A little later the girls and young ladies who worked at the toy counters and shelves came in to get ready for customers.

Soon the people began coming in to look at the toys. The Lamb on Wheels stood on the floor just under the counter. She was rather a large lamb, over a foot high—that is, she was large for a toy lamb, though of course real ones are larger than that when they grow up.

"I wonder if I shall see that nice little girl to-day," thought the
Lamb, as she heard the hum and buzz of the shoppers. "I hope I may. And
I hope I get as nice a home as the Sawdust Doll has."

She stood up straight and stiff, on her legs, did the Lamb. Her feet were fast to a wooden platform, and under that were wheels, so the Lamb could be rolled along from place to place. At night, when no one was looking at her, the Lamb could move along on the wheels by herself. But now she was very still and quiet, staring straight ahead as the dolls stared.

"I wonder what will happen to me to-day," thought the Lamb on Wheels again.
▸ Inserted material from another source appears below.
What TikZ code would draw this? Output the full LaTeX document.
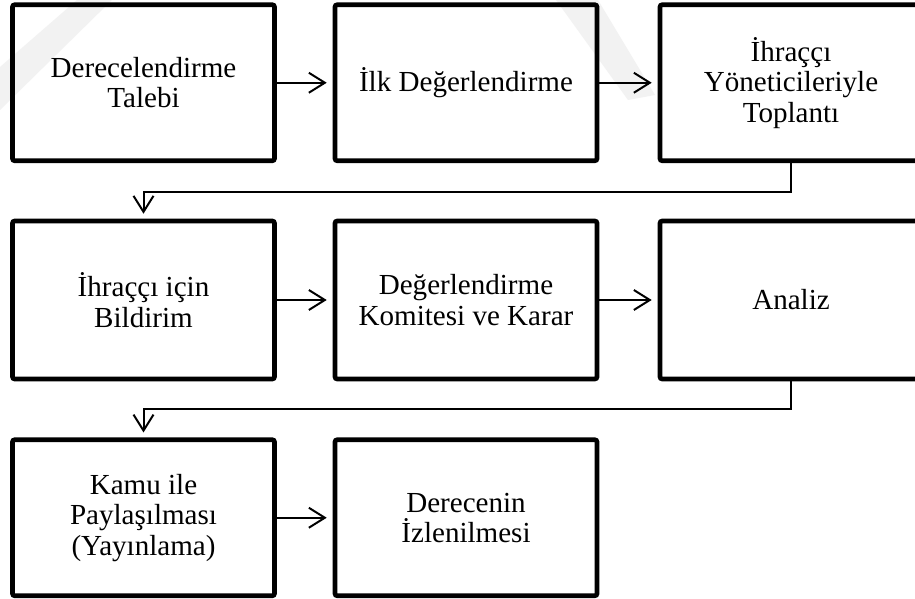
\documentclass[tikz,border=0pt]{standalone}
\usepackage{fontspec}
\setmainfont{Liberation Serif}
\usetikzlibrary{arrows.meta}

\tikzset{
  stage/.style={draw=black, line width=3.4pt, rounded corners=1.5pt,
    minimum width=196.5pt, minimum height=117pt, align=center,
    inner sep=2pt, font=\fontsize{21.8pt}{22.8pt}\selectfont},
  tallstage/.style={stage, minimum height=118.5pt},
  conn/.style={line width=1.5pt, -{Straight Barb[length=12pt,width=15pt,line width=1.5pt]}},
  flowright/.style={conn, shorten >=4.5pt},
  flowdown/.style={conn, shorten >=3.75pt},
  mark/.style={fill=black!5, draw=none}
}

\begin{document}
\begin{tikzpicture}[x=0.75pt, y=-0.75pt]
  \useasboundingbox (0,0) rectangle (915,599);
  \clip (0,0) rectangle (915,599);
  \fill[white] (0,0) rectangle (915,599);

  % faint watermark strokes in the background
  \fill[black!5] (0,67) -- (77,0) -- (112,0) -- (0,110) -- cycle;
  \fill[black!5] (556,0) -- (598,0) -- (655,95) -- (628,100) -- cycle;

  % first row
  \node[stage] (b1) at (143.5,82.75) {Derecelendirme\\Talebi};
  \node[stage] (b2) at (466,82.75) {İlk Değerlendirme};
  \node[stage] (b3) at (791,82.75) {İhraççı\\Yöneticileriyle\\Toplantı};

  % second row
  \node[tallstage] (b4) at (143.5,300) {İhraççı için\\Bildirim};
  \node[tallstage] (b5) at (466,300) {Değerlendirme\\Komitesi ve Karar};
  \node[tallstage] (b6) at (791,300) {Analiz};

  % third row
  \node[stage] (b7) at (143.5,517.75) {Kamu ile\\Paylaşılması\\(Yayınlama)};
  \node[stage] (b8) at (466,517.75) {Derecenin\\İzlenilmesi};

  % connectors
  \draw[flowright] (b1) -- (b2);
  \draw[flowright] (b2) -- (b3);
  \draw[flowdown] (b3.south) -- ++(0,29) -| (b4.north);
  \draw[flowright] (b4) -- (b5);
  \draw[flowright] (b5) -- (b6);
  \draw[flowdown] (b6.south) -- ++(0,28) -| (b7.north);
  \draw[flowright] (b7) -- (b8);
\end{tikzpicture}
\end{document}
Through the toy department came striding a jolly-looking man who, when he walked, seemed to swing from side to side.

"What ho!" cried the jolly man, as he stopped at the toy counter. "I want to buy something!" he added. "I'm a sailor, just back from a long sea voyage, and I have plenty of money! I want to buy a toy!"

"What kind of toy?" asked the girl behind the counter. "We have many kinds here," and she smiled at the sailor. He was so jolly no one could help smiling at him. "We have Bold Tin Soldiers," went on the girl. "We have Calico Clowns, Candy Rabbits, a Monkey on a Stick, and a Lamb on Wheels, and lots of things."

"Hum! those are all very nice toys," said the jolly sailor. "But I think
I'd like to look at the Lamb on Wheels."

"There she is, right in front of you, on the floor," said the girl.

"Oh, ho! So this is the Lamb on Wheels!" cried the jolly sailor as he picked her up. "Well, this seems just the toy I want. I'll take her! I'll buy this Lamb on Wheels!"

"Oh, dear me!" thought the Lamb, for she knew what was going on, even though she dared not move by herself, or speak, "if this sailor buys me he'll take me on an ocean trip and I'll be seasick! Oh, dear, this is going to be dreadful!"